Goal:
Your job is to retype all of the data word for word, leaving every image out.

— START —

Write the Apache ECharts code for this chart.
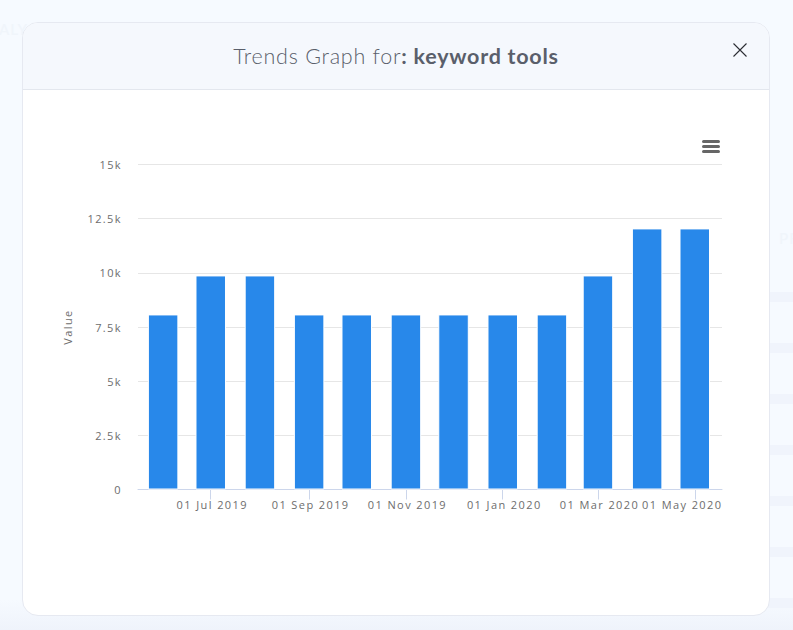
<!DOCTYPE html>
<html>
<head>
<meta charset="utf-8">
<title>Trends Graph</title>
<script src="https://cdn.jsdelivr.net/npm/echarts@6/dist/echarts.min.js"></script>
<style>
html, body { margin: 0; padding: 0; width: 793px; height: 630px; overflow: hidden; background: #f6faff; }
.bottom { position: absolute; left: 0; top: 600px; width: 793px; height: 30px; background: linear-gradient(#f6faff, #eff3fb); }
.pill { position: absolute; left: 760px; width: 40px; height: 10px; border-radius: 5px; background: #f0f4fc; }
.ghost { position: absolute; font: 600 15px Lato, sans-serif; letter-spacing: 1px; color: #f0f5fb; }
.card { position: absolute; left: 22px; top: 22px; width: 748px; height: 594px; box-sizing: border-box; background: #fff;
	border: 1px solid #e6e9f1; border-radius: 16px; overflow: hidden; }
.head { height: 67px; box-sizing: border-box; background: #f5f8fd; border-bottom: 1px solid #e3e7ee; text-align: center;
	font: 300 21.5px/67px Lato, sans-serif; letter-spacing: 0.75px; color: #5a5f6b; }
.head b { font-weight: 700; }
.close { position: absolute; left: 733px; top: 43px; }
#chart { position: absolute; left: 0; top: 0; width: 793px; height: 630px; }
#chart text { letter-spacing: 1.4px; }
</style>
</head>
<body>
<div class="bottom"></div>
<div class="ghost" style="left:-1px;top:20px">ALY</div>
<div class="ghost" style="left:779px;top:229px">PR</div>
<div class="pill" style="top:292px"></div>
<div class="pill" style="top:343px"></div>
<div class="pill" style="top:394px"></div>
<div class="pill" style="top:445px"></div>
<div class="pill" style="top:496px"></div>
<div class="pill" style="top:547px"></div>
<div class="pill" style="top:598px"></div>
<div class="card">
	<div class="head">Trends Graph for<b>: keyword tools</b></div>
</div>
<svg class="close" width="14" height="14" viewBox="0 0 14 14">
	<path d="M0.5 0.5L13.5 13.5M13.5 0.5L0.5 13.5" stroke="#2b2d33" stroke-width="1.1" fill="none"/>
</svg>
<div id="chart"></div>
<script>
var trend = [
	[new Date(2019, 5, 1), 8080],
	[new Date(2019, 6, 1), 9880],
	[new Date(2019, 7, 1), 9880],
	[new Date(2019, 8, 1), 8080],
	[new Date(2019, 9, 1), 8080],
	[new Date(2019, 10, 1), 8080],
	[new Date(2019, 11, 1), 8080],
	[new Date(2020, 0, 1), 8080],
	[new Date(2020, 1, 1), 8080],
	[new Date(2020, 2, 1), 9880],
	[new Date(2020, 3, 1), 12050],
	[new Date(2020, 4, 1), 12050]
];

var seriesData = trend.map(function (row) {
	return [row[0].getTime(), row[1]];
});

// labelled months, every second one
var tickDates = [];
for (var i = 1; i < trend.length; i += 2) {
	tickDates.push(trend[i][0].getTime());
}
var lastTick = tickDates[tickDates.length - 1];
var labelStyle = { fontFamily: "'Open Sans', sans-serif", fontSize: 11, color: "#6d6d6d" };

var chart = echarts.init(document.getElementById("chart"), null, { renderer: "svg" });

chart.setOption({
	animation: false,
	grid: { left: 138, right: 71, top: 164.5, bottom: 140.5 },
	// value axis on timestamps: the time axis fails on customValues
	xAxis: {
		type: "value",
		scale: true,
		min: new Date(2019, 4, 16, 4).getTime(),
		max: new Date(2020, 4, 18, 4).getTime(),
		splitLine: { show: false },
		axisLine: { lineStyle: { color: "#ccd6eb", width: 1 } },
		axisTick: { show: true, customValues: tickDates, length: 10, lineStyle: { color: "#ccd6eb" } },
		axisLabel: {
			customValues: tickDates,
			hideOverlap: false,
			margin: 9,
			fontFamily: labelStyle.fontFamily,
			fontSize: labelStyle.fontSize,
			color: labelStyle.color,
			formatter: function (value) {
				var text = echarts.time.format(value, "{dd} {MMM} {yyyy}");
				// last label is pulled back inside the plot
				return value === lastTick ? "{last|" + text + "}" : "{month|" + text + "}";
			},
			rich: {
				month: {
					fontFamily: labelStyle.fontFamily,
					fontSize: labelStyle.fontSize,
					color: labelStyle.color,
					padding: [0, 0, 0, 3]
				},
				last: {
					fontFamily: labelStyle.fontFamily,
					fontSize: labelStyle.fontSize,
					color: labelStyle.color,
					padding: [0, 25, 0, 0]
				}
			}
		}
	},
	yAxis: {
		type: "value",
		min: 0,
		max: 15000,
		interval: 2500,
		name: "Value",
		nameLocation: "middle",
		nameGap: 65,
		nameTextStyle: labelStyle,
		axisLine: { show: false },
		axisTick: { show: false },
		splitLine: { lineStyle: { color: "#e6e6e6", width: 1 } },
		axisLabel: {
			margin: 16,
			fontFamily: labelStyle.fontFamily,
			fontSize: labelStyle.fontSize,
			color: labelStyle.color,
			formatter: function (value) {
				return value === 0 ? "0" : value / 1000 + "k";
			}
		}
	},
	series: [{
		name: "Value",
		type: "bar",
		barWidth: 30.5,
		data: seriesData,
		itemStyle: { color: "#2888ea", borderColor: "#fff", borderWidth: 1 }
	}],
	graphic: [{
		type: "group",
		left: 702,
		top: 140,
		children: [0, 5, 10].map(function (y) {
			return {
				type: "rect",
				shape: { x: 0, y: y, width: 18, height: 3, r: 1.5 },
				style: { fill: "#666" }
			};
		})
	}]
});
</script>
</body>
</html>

— END —

Solution to the problem:
Write the Apache ECharts code for this chart.
<!DOCTYPE html>
<html>
<head>
<meta charset="utf-8">
<title>Trends Graph</title>
<script src="https://cdn.jsdelivr.net/npm/echarts@6/dist/echarts.min.js"></script>
<style>
html, body { margin: 0; padding: 0; width: 793px; height: 630px; overflow: hidden; background: #f6faff; }
.bottom { position: absolute; left: 0; top: 600px; width: 793px; height: 30px; background: linear-gradient(#f6faff, #eff3fb); }
.pill { position: absolute; left: 760px; width: 40px; height: 10px; border-radius: 5px; background: #f0f4fc; }
.ghost { position: absolute; font: 600 15px Lato, sans-serif; letter-spacing: 1px; color: #f0f5fb; }
.card { position: absolute; left: 22px; top: 22px; width: 748px; height: 594px; box-sizing: border-box; background: #fff;
	border: 1px solid #e6e9f1; border-radius: 16px; overflow: hidden; }
.head { height: 67px; box-sizing: border-box; background: #f5f8fd; border-bottom: 1px solid #e3e7ee; text-align: center;
	font: 300 21.5px/67px Lato, sans-serif; letter-spacing: 0.75px; color: #5a5f6b; }
.head b { font-weight: 700; }
.close { position: absolute; left: 733px; top: 43px; }
#chart { position: absolute; left: 0; top: 0; width: 793px; height: 630px; }
#chart text { letter-spacing: 1.4px; }
</style>
</head>
<body>
<div class="bottom"></div>
<div class="ghost" style="left:-1px;top:20px">ALY</div>
<div class="ghost" style="left:779px;top:229px">PR</div>
<div class="pill" style="top:292px"></div>
<div class="pill" style="top:343px"></div>
<div class="pill" style="top:394px"></div>
<div class="pill" style="top:445px"></div>
<div class="pill" style="top:496px"></div>
<div class="pill" style="top:547px"></div>
<div class="pill" style="top:598px"></div>
<div class="card">
	<div class="head">Trends Graph for<b>: keyword tools</b></div>
</div>
<svg class="close" width="14" height="14" viewBox="0 0 14 14">
	<path d="M0.5 0.5L13.5 13.5M13.5 0.5L0.5 13.5" stroke="#2b2d33" stroke-width="1.1" fill="none"/>
</svg>
<div id="chart"></div>
<script>
var trend = [
	[new Date(2019, 5, 1), 8080],
	[new Date(2019, 6, 1), 9880],
	[new Date(2019, 7, 1), 9880],
	[new Date(2019, 8, 1), 8080],
	[new Date(2019, 9, 1), 8080],
	[new Date(2019, 10, 1), 8080],
	[new Date(2019, 11, 1), 8080],
	[new Date(2020, 0, 1), 8080],
	[new Date(2020, 1, 1), 8080],
	[new Date(2020, 2, 1), 9880],
	[new Date(2020, 3, 1), 12050],
	[new Date(2020, 4, 1), 12050]
];

var seriesData = trend.map(function (row) {
	return [row[0].getTime(), row[1]];
});

// labelled months, every second one
var tickDates = [];
for (var i = 1; i < trend.length; i += 2) {
	tickDates.push(trend[i][0].getTime());
}
var lastTick = tickDates[tickDates.length - 1];
var labelStyle = { fontFamily: "'Open Sans', sans-serif", fontSize: 11, color: "#6d6d6d" };

var chart = echarts.init(document.getElementById("chart"), null, { renderer: "svg" });

chart.setOption({
	animation: false,
	grid: { left: 138, right: 71, top: 164.5, bottom: 140.5 },
	// value axis on timestamps: the time axis fails on customValues
	xAxis: {
		type: "value",
		scale: true,
		min: new Date(2019, 4, 16, 4).getTime(),
		max: new Date(2020, 4, 18, 4).getTime(),
		splitLine: { show: false },
		axisLine: { lineStyle: { color: "#ccd6eb", width: 1 } },
		axisTick: { show: true, customValues: tickDates, length: 10, lineStyle: { color: "#ccd6eb" } },
		axisLabel: {
			customValues: tickDates,
			hideOverlap: false,
			margin: 9,
			fontFamily: labelStyle.fontFamily,
			fontSize: labelStyle.fontSize,
			color: labelStyle.color,
			formatter: function (value) {
				var text = echarts.time.format(value, "{dd} {MMM} {yyyy}");
				// last label is pulled back inside the plot
				return value === lastTick ? "{last|" + text + "}" : "{month|" + text + "}";
			},
			rich: {
				month: {
					fontFamily: labelStyle.fontFamily,
					fontSize: labelStyle.fontSize,
					color: labelStyle.color,
					padding: [0, 0, 0, 3]
				},
				last: {
					fontFamily: labelStyle.fontFamily,
					fontSize: labelStyle.fontSize,
					color: labelStyle.color,
					padding: [0, 25, 0, 0]
				}
			}
		}
	},
	yAxis: {
		type: "value",
		min: 0,
		max: 15000,
		interval: 2500,
		name: "Value",
		nameLocation: "middle",
		nameGap: 65,
		nameTextStyle: labelStyle,
		axisLine: { show: false },
		axisTick: { show: false },
		splitLine: { lineStyle: { color: "#e6e6e6", width: 1 } },
		axisLabel: {
			margin: 16,
			fontFamily: labelStyle.fontFamily,
			fontSize: labelStyle.fontSize,
			color: labelStyle.color,
			formatter: function (value) {
				return value === 0 ? "0" : value / 1000 + "k";
			}
		}
	},
	series: [{
		name: "Value",
		type: "bar",
		barWidth: 30.5,
		data: seriesData,
		itemStyle: { color: "#2888ea", borderColor: "#fff", borderWidth: 1 }
	}],
	graphic: [{
		type: "group",
		left: 702,
		top: 140,
		children: [0, 5, 10].map(function (y) {
			return {
				type: "rect",
				shape: { x: 0, y: y, width: 18, height: 3, r: 1.5 },
				style: { fill: "#666" }
			};
		})
	}]
});
</script>
</body>
</html>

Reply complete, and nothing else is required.